The court dismissed the case, concerning the use of partially hydrated oil (PHOs) in the company’s baking products, on Dec. 10.

In its motion to dismiss, General Mills argued that PHOs were not deemed to be unsafe until June 2018—roughly three years after plaintiffs filed their lawsuit.

U.S. District Judge William H. Orrick, who ruled on the case, said conflict preemption blocked the class’s unlawful and unfair claims against General Mills via the California Unfair Competition Law.

Lead plaintiff Troy Backus had argued that General Mills did not satisfy the premise against federal preemption, but the court disagreed.

“Setting the compliance date for June 18, 2018 represents a ‘clear and manifest purpose of Congress’ that the use of PHOs in food would only become illegal upon this date,” the court said.

It dismissed the case with prejudice.

Backus sued General Mills in 2015 and called out its use of selling baking mixes that included PHOs; this came two years after the FDA hesitantly ruled that PHOs were not generally recognized as safe, categorizing it as GRAS.

GRAS refers to a food that is allowed to be sold without market approval.

The FDA ultimately determined there was no longer an agreement that PHOs were GRAS for human food and urged “submission of scientific evidence as part of food additive petitions,” to decide if PHOs were able to be used in small portions. PHOs would not be formally classified as unsafe until June 18, 2018.

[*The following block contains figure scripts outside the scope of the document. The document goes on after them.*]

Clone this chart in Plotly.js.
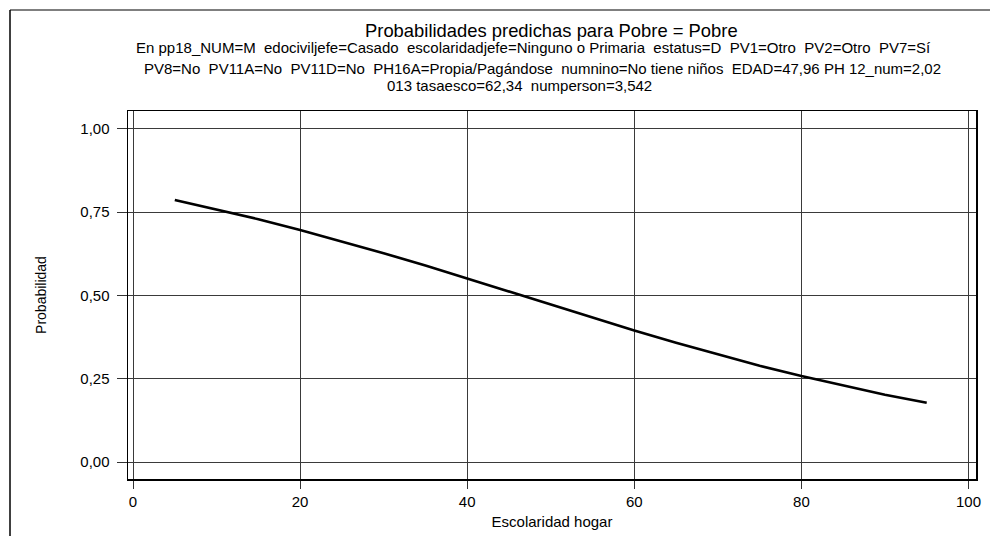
<!DOCTYPE html>
<html>
<head>
<meta charset="utf-8">
<script src="https://cdn.plot.ly/plotly-3.0.1.min.js"></script>
<style>
html,body{margin:0;padding:0;background:#fff;}
#chart{width:990px;height:536px;}
</style>
</head>
<body>
<div id="chart"></div>
<script>
// Data
var escolaridad = [5, 10, 15, 20, 25, 30, 35, 40, 45, 50, 55, 60, 65, 70, 75, 80, 85, 90, 95];
var probabilidad = [0.787, 0.759, 0.729, 0.697, 0.663, 0.627, 0.590, 0.551, 0.512, 0.472, 0.433, 0.395, 0.358, 0.323, 0.289, 0.258, 0.229, 0.202, 0.178];
var xTicks = [0, 20, 40, 60, 80, 100];
var yTicks = [0, 0.25, 0.5, 0.75, 1];
var titleText = "Probabilidades predichas para Pobre = Pobre";
var subtitleLines = [
  "En pp18_NUM=M  edociviljefe=Casado  escolaridadjefe=Ninguno o Primaria  estatus=D  PV1=Otro  PV2=Otro  PV7=Sí",
  "PV8=No  PV11A=No  PV11D=No  PH16A=Propia/Pagándose  numnino=No tiene niños  EDAD=47,96 PH 12_num=2,02",
  "013 tasaesco=62,34  numperson=3,542"
];
var xLabel = "Escolaridad hogar";
var yLabel = "Probabilidad";

var W = 990, H = 536;
var mL = 128, mR = 14, mT = 111, mB = 57;
var plotW = W - mL - mR, plotH = H - mT - mB;
function px(x){ return (x - mL) / plotW; }
function py(y){ return (H - mB - y) / plotH; }

var font = "Liberation Sans, Arial, sans-serif";

var subCenters = [533, 542, 519];
var subYs = [48, 68, 85];
var annotations = [{
  text: titleText, xref: "paper", yref: "paper", x: px(551), y: py(30),
  xanchor: "center", yanchor: "middle", showarrow: false,
  font: {family: font, size: 18.4, color: "#000"}
}];
subtitleLines.forEach(function(t, i){
  annotations.push({
    text: t, xref: "paper", yref: "paper", x: px(subCenters[i]), y: py(subYs[i]),
    xanchor: "center", yanchor: "middle", showarrow: false,
    font: {family: font, size: 15, color: "#000"}
  });
});

var trace = {
  x: escolaridad, y: probabilidad, type: "scatter", mode: "lines",
  line: {color: "#000", width: 2.6}, hoverinfo: "x+y"
};

var layout = {
  width: W, height: H,
  margin: {l: mL, r: mR, t: mT, b: mB, pad: 0},
  paper_bgcolor: "#fff", plot_bgcolor: "#fff",
  separators: ",.",
  showlegend: false,
  font: {family: font, color: "#000"},
  xaxis: {
    range: [-0.6, 100.9], tickvals: xTicks, ticktext: xTicks.map(String),
    showgrid: true, gridcolor: "#3a3a3a", gridwidth: 1, zeroline: false,
    showline: true, mirror: true, linecolor: "#000", linewidth: 1.5,
    ticks: "outside", ticklen: 8, tickcolor: "#333", tickwidth: 1,
    tickfont: {family: font, size: 15, color: "#000"},
    title: {text: xLabel, font: {family: font, size: 15, color: "#000"}, standoff: 8}
  },
  yaxis: {
    range: [-0.051, 1.054], tickvals: yTicks, tickformat: ".2f",
    showgrid: true, gridcolor: "#3a3a3a", gridwidth: 1, zeroline: false,
    showline: true, mirror: true, linecolor: "#000", linewidth: 1.5,
    ticks: "outside", ticklen: 10, tickcolor: "#333", tickwidth: 1,
    ticklabelstandoff: 4,
    tickfont: {family: font, size: 15, color: "#000"},
    title: {text: yLabel, font: {family: font, size: 14, color: "#000"}, standoff: 30}
  },
  annotations: annotations,
  shapes: [
    {type: "line", xref: "paper", yref: "paper", x0: px(10), x1: px(990), y0: py(10), y1: py(10), line: {color: "#555", width: 1.5}},
    {type: "line", xref: "paper", yref: "paper", x0: px(10), x1: px(10), y0: py(10), y1: py(536), line: {color: "#000", width: 1.5}}
  ]
};

Plotly.newPlot("chart", [trace], layout, {displayModeBar: false, staticPlot: true});
</script>
</body>
</html>
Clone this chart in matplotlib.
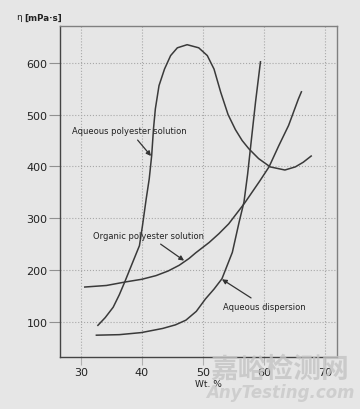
import numpy as np
import matplotlib.pyplot as plt

# Aqueous polyester solution
aps_x = [32.8, 34.0, 35.3, 36.3, 37.2, 38.5, 39.6, 40.1, 40.7, 41.2, 41.6, 41.9, 42.2, 42.8, 43.7,
         44.7, 45.8, 47.4, 49.3, 50.7, 51.8, 52.9, 54.1, 55.3, 56.4, 57.5, 59.1, 61.0, 63.4,
         65.1, 66.4, 67.7]
aps_y = [93, 108, 128, 152, 177, 215, 247, 286, 337, 376, 421, 473, 511, 556, 588,
         614, 629, 635, 629, 614, 588, 543, 500, 471, 450, 434, 415, 399, 393,
         399, 408, 420]

# Organic polyester solution
ops_x = [30.65, 34.2, 37.4, 40.0, 42.3, 44.3, 46.1, 47.7, 48.8, 51.0, 52.6, 54.2, 56.8, 59.3,
         60.8, 62.4, 64.0, 65.6, 66.1]
ops_y = [167, 170, 177, 182, 189, 198, 209, 222, 233, 253, 270, 289, 329, 372,
         399, 440, 479, 530, 544]

# Aqueous dispersion
ad_x = [32.55, 36.3, 39.9, 43.4, 45.5, 47.2, 48.9, 50.4, 51.8, 53.1, 54.8, 55.9, 56.7, 57.3,
        57.9, 58.6, 59.4]
ad_y = [74, 75, 79, 87, 94, 103, 120, 144, 163, 183, 234, 292, 331, 385,
        450, 525, 602]

x_ticks = [30, 40, 50, 60, 70]
y_ticks = [100, 200, 300, 400, 500, 600]

bg = '#e6e6e6'
line_col = '#3a3a3a'

fig = plt.figure(figsize=(3.6, 4.1), dpi=100, facecolor=bg)
ax = fig.add_axes([0.1667, 0.127, 0.769, 0.807], facecolor=bg)

ax.plot(aps_x, aps_y, color=line_col, lw=1.1)
ax.plot(ops_x, ops_y, color=line_col, lw=1.1)
ax.plot(ad_x, ad_y, color=line_col, lw=1.1)

ax.set_xlim(26.6, 71.9)
ax.set_ylim(32, 671)
ax.set_xticks(x_ticks)
ax.set_yticks(y_ticks)
ax.grid(True, color='#a8a8a8', linestyle=':', linewidth=0.8)
ax.tick_params(axis='y', length=8, width=0.8, color='#909090', labelsize=8, labelcolor='#222222', pad=1)
ax.tick_params(axis='x', length=6, width=0.8, color='#b0b0b0', labelsize=8, labelcolor='#222222', pad=1)

for s in ['left', 'bottom']:
    ax.spines[s].set_color('#444444')
    ax.spines[s].set_linewidth(1.0)
for s in ['top', 'right']:
    ax.spines[s].set_color('#808080')
    ax.spines[s].set_linewidth(1.0)

arrow = dict(arrowstyle='-|>', color='#333333', lw=0.9, mutation_scale=7, shrinkA=2, shrinkB=0)
ax.annotate('Aqueous polyester solution', xy=(41.5, 420), xytext=(38.0, 469),
            fontsize=6.0, color='#222222', ha='center', va='center', arrowprops=arrow)
ax.annotate('Organic polyester solution', xy=(46.9, 218), xytext=(41.0, 267),
            fontsize=6.0, color='#222222', ha='center', va='center', arrowprops=arrow)
ax.annotate('Aqueous dispersion', xy=(53.1, 182), xytext=(60.1, 129),
            fontsize=6.0, color='#222222', ha='center', va='center', arrowprops=arrow)

fig.text(16 / 360, 1 - 18 / 410, 'η', fontsize=6.5, color='#222222', va='center', ha='left')
fig.text(24 / 360, 1 - 18 / 410, '[mPa·s]', fontsize=6.3, fontweight='bold', color='#222222', va='center', ha='left')
fig.text(195 / 360, 1 - 385 / 410, 'Wt. %', fontsize=6.5, color='#222222', va='center', ha='left')

# watermark
fig.text(280 / 360, 1 - 370 / 410, '嘉峪检测网', fontsize=20, color='#c4c4c4', alpha=0.8,
         family=['Noto Sans CJK SC', 'DejaVu Sans'], ha='center', va='center', fontweight='bold')
fig.text(280 / 360, 1 - 393 / 410, 'AnyTesting.com', fontsize=12, color='#c8c8c8', alpha=0.8,
         style='italic', fontweight='bold', ha='center', va='center')

plt.savefig('out.png', dpi=100, facecolor=bg)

Meanwhile, Backus had sued General Mills for public nuisance, breach of implied warranty of merchantability, and claims via the unlawful and unfair categories of the UCL in California.

A previous judge who heard the case dismissed the first two counts with prejudice but granted General Mills’ motion to stay the case for the remaining two counts, which the current court has dismissed.